LAWRENCE P. ZATKOFF, District Judge.

This matter is before the Court on Defendants' Motion to Compel Answers to Request to Admit or, alternatively, Deem Same Admitted [dkt 27]. The motion has been fully briefed by the parties. The Court finds that the facts and legal arguments are adequately presented in the parties' papers such that the decision process would not be significantly aided by oral argument. Therefore, pursuant to E.D. Mich. L.R. 7.1(f)(2), it is hereby ORDERED that the motion be resolved on the briefs submitted. For the following reasons, Defendants' motion to compel is DENIED AS MOOT, and Defendants shall submit a new Request to Admit to Plaintiffs that complies with this Order.

Plaintiffs are trust funds that bring this action under § 301 of the Labor Management Relations Act ("LMRA"), 29 U.S.C. § 185(c), to confirm arbitration awards entered against Defendants for purported breaches of a collective bargaining agreement ("CBA"). Defendants attempted to start discovery in this case by sending a Request to Admit to Plaintiffs on April 6, 2012. On May 7, 2012, Plaintiffs responded to Defendants' Request to Admit. Plaintiffs objected to the request on the grounds that Defendants had failed to vacate the arbitration awards within the applicable 3 month limitations period. According to Plaintiffs, failing to timely vacate forecloses Defendants' ability to challenge the merits of the arbitration awards, thus discovery is foreclosed.

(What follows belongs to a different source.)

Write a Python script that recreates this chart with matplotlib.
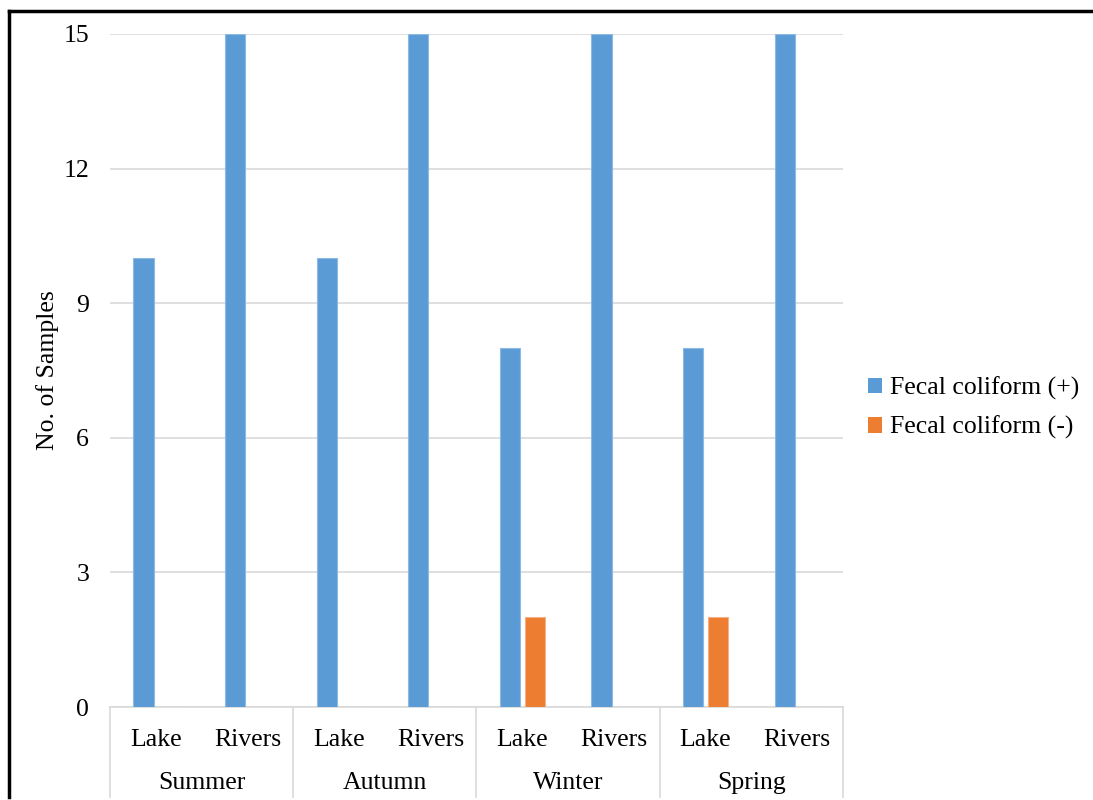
import matplotlib
matplotlib.use("Agg")
import matplotlib.pyplot as plt
from matplotlib.lines import Line2D
from matplotlib.transforms import blended_transform_factory
import numpy as np

plt.rcParams['font.family'] = ['Liberation Serif', 'DejaVu Serif']

seasons = ["Summer", "Autumn", "Winter", "Spring"]
sites = ["Lake", "Rivers"]
positive = [10, 15, 10, 15, 8, 15, 8, 15]
negative = [0, 0, 0, 0, 2, 0, 2, 0]
series_names = ["Fecal coliform (+)", "Fecal coliform (-)"]
y_ticks = [0, 3, 6, 9, 12, 15]

blue = "#5B9BD5"
orange = "#ED7D31"
grid_c = "#D9D9D9"
fs = 18.5

W, H = 1093, 800
fig = plt.figure(figsize=(W / 100, H / 100), dpi=100)
ax = fig.add_axes([110 / W, 1 - 707 / H, (843 - 110) / W, (707 - 34) / H])

x = np.arange(len(positive)) + 0.5
bw = 0.22
off = 0.135
ax.bar(x - off, positive, bw, color=blue, edgecolor="#8DB9E3", linewidth=0.8,
       label=series_names[0], zorder=3)
ax.bar(x + off, negative, bw, color=orange, edgecolor="#F5B08A",
       linewidth=0.8, label=series_names[1], zorder=3)

ax.set_xlim(0, len(positive))
ax.set_ylim(0, 15)
ax.set_yticks(y_ticks)
ax.set_yticklabels([str(v) for v in y_ticks], fontsize=fs)
ax.tick_params(axis='y', length=0, pad=15)
ax.grid(axis='y', color=grid_c, linewidth=1.2, zorder=0)
for s in ["top", "right", "left"]:
    ax.spines[s].set_visible(False)
ax.spines["bottom"].set_color(grid_c)
ax.spines["bottom"].set_linewidth(1.2)

ax.set_xticks(x)
ax.set_xticklabels(sites * len(seasons), fontsize=fs)
ax.tick_params(axis='x', length=0, pad=16)

ax.set_ylabel("No. of Samples", fontsize=fs)
ax.yaxis.set_label_coords(-0.07, 0.5)

# Season labels and group separators beneath the axis
tr = blended_transform_factory(ax.transData, ax.transAxes)
ax_h = 707 - 34
for i, name in enumerate(seasons):
    ax.text(2 * i + 1, -(783 - 707) / ax_h, name, transform=tr, ha="center",
            va="center", fontsize=fs)
for b in range(len(seasons) + 1):
    ax.add_line(Line2D([2 * b, 2 * b], [0, -(797 - 707) / ax_h], transform=tr,
                       color=grid_c, linewidth=1.2, clip_on=False))

leg = fig.legend(loc="center left", bbox_to_anchor=(845 / W, 1 - 408 / H),
                 frameon=False, fontsize=fs, handlelength=0.55,
                 handleheight=0.55, handletextpad=0.3, labelspacing=0.62)
for h in leg.legend_handles:
    h.set_edgecolor("none")

# Outer frame (top and left edges)
fig.add_artist(Line2D([9 / W, 1.0], [1 - 11 / H, 1 - 11 / H], transform=fig.transFigure,
                      color="black", linewidth=2.5))
fig.add_artist(Line2D([9 / W, 9 / W], [1 - 11 / H, 1 - 797 / H], transform=fig.transFigure,
                      color="black", linewidth=2.5))

fig.savefig("out.png", dpi=100)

As a result, Defendants filed the instant motion requesting that the Court compel Plaintiffs to answer the discovery requests. Before Plaintiffs responded to the motion, the Court resolved Plaintiffs' pending motion for summary judgment on August 1, 2012. The Court ruled that "[e]xplicit, well-defined public policy dictates against holding Defendants liable under [the arbitration awards] for violations of the CBA, so long as Defendants are not signatories to the CBA and its arbitration provisions." The Court therefore found that the remaining genuine issue of material fact is whether Defendants were signatories to the CBA and its arbitration provisions. Defendants accept this as the issue as evidenced in their reply brief to this motion, stating "[n]o evidence has been presented that the Defendants agree to the [CBA] or the provisions for arbitration." Notably, Defendants add that "there are serious questions as to the validity of the underlying arbitration award and what documents and information were specifically submitted to the arbitrators." As the Court discussed in its previous Opinion and Order, while there may be "serious questions" underlying the arbitration award, under Sixth Circuit precedent, Defendants had three months to raise these issues by timely moving to vacate. See dkt 34. Defendants' decision not to bring a proceeding to vacate forecloses discovery on these "serious questions."

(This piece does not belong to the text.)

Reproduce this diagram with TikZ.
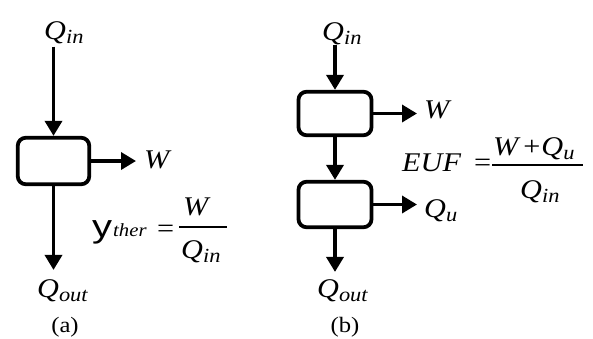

Having narrowed the genuine dispute of fact when resolving Plaintiffs' pending motion for summary judgment after Defendants filed the instant motion, the Court has resolved the apparent discovery conflict between the parties. While Plaintiffs are correct that Defendants' defenses are limited by failing to vacate the arbitration awards within three months of their entry, the Court has determined that public policy may dictate against enforcing the arbitration awards.1 This determination, however, hinges on whether Defendants are signatories to the CBA. As such, Defendants are entitled to discovery on this sole issue. Further, Plaintiffs have now stated in their response that they "intend to cooperate in any discovery requests issued by Defendants."

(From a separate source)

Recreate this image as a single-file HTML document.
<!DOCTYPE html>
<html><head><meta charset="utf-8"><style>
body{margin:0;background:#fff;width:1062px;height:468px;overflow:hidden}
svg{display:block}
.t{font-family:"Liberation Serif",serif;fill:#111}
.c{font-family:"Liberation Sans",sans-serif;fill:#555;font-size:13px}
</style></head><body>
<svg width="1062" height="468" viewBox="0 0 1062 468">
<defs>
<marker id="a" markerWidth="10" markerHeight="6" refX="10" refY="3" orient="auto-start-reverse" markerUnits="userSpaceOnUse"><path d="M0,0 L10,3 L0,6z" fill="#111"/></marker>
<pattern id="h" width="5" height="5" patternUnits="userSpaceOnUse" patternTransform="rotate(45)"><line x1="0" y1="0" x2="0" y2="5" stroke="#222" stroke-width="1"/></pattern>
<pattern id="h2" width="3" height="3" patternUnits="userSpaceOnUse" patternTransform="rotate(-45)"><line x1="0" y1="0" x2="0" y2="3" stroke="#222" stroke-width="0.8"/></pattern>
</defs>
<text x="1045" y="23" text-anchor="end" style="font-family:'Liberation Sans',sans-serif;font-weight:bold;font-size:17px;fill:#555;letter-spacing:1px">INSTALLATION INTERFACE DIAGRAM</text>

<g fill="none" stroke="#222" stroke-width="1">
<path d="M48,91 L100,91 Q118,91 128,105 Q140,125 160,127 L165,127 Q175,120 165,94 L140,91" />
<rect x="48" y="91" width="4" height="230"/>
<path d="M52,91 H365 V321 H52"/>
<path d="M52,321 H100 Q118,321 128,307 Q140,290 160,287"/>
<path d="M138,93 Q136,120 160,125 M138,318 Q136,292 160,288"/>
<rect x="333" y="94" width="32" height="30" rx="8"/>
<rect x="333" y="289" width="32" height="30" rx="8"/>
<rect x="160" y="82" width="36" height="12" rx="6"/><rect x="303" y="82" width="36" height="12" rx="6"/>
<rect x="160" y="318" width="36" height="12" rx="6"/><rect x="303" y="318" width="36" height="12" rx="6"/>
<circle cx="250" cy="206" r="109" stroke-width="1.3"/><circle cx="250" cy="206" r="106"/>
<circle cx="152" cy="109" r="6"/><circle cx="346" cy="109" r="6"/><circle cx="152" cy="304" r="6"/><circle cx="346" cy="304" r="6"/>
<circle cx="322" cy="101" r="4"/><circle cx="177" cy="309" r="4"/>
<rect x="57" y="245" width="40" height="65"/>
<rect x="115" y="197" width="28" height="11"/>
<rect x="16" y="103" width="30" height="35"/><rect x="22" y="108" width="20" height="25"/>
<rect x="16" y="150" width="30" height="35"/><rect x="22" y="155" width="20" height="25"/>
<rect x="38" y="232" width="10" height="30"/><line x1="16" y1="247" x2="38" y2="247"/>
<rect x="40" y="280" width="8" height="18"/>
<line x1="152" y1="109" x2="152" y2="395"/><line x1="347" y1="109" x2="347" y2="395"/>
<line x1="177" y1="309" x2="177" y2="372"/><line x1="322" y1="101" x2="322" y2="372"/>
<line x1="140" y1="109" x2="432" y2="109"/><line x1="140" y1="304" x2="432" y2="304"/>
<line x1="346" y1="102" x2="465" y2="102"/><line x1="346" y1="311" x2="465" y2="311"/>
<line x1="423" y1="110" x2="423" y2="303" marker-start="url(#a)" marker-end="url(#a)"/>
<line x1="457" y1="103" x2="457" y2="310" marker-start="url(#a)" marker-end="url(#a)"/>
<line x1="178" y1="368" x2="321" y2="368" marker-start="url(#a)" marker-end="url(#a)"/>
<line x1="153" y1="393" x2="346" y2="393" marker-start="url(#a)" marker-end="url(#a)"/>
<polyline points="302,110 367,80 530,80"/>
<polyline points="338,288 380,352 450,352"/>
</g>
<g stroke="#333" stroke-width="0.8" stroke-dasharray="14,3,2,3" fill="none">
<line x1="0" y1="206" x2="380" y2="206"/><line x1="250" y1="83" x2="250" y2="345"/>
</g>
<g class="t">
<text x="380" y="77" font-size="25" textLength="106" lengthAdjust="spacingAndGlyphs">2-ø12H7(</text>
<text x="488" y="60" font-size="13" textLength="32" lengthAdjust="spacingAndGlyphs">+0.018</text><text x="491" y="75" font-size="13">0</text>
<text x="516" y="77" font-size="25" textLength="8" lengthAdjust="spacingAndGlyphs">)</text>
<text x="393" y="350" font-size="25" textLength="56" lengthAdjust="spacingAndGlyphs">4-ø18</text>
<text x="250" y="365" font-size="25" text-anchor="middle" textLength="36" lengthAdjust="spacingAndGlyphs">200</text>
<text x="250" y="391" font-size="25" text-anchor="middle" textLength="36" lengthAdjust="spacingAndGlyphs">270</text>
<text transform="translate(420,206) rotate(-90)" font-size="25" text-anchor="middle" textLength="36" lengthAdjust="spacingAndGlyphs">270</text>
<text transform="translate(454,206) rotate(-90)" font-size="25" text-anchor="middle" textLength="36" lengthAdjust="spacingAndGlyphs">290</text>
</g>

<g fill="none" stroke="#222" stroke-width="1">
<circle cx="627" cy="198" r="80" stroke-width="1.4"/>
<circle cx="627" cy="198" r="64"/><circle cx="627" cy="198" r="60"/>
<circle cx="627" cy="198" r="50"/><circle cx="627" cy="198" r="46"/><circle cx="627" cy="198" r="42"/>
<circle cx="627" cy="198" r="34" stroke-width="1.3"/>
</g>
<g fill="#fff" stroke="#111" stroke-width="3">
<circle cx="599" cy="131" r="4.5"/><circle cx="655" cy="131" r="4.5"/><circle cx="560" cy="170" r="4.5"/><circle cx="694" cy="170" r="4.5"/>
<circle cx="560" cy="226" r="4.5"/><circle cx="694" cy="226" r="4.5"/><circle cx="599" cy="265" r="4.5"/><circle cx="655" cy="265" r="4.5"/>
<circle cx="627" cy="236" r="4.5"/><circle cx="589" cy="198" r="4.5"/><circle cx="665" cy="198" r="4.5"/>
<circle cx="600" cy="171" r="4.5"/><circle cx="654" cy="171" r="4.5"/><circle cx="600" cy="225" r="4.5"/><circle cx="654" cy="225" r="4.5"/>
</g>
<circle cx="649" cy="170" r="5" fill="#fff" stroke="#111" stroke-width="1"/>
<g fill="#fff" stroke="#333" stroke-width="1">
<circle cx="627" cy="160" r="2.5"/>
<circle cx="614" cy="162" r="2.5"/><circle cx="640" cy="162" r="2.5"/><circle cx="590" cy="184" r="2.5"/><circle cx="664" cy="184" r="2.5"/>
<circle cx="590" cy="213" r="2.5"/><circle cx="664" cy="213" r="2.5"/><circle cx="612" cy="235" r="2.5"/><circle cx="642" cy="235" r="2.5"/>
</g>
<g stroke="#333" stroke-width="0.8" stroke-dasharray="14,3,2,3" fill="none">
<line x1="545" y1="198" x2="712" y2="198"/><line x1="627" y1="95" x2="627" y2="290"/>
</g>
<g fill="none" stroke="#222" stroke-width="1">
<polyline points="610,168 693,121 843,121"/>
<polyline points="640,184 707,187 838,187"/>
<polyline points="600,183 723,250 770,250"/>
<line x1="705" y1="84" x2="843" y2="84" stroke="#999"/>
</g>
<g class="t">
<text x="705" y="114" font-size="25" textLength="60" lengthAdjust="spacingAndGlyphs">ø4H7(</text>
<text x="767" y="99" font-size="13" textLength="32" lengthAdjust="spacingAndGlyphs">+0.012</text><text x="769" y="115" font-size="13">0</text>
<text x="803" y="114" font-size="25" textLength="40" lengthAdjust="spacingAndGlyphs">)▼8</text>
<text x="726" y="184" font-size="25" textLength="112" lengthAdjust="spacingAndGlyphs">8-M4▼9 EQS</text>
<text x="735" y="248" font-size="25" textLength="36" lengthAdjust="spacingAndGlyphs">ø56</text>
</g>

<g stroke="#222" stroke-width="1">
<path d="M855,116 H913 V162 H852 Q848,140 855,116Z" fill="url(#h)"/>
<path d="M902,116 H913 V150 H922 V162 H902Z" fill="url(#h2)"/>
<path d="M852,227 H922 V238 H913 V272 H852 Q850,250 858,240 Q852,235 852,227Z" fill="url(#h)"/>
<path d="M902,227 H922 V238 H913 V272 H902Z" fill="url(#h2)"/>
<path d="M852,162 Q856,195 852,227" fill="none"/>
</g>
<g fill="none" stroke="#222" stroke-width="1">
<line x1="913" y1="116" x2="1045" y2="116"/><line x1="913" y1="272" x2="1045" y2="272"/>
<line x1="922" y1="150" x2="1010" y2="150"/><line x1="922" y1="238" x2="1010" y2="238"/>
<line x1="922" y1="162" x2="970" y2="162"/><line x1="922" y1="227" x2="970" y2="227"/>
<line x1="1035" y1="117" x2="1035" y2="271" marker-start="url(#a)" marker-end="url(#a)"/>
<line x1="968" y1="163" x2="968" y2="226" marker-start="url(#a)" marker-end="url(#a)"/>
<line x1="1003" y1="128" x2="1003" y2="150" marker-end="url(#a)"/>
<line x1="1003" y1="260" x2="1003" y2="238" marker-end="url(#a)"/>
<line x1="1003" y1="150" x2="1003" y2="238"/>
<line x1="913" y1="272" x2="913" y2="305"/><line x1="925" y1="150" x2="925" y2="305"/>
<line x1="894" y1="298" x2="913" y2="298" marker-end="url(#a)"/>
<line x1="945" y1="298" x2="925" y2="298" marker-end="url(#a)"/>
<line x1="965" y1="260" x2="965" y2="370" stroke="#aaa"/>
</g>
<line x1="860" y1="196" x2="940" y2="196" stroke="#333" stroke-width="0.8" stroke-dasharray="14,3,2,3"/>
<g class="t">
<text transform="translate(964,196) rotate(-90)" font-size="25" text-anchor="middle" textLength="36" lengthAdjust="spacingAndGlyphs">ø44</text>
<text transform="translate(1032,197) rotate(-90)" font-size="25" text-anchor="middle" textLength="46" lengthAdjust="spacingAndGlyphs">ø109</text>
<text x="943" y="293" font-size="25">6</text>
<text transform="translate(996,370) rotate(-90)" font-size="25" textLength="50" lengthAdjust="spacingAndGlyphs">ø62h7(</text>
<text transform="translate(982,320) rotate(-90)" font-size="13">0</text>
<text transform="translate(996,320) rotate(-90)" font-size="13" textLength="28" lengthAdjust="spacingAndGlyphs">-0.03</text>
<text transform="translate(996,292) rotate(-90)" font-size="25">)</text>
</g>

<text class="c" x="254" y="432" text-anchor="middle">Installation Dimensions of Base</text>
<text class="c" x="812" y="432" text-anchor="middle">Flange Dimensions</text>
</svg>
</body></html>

Accordingly, IT IS HEREBY ORDERED that, because the issues in this case have been significantly narrowed since Defendants filed the instant motion and served their Request to Admit, the Court need not compel answers to Defendants' April 6, 2012, Request to Admit. As such, Defendants' Motion to Compel Requests to Admit, and all other relief requested therein, is DENIED AS MOOT. Rather, Defendants shall submit a new Request to Admit to Plaintiffs that pertains to the remaining issue in this case. Plaintiffs shall then timely respond to the request.

IT IS SO ORDERED.

FootNotes


1. The Court held such in its August 1, 2012, Opinion and Order, stating: Guided by Occidental and Kopper-Glo Fuel, Inc., Defendants' ability to challenge the LJAB decisions is procedurally and substantively foreclosed. See id. While Defendants are foreclosed from attacking the LJAB decisions, . . . the issue left before the Court is whether enforcement of the LJAB decisions is against public policy.

August 1, 2012, Opinion and Order, dkt 34.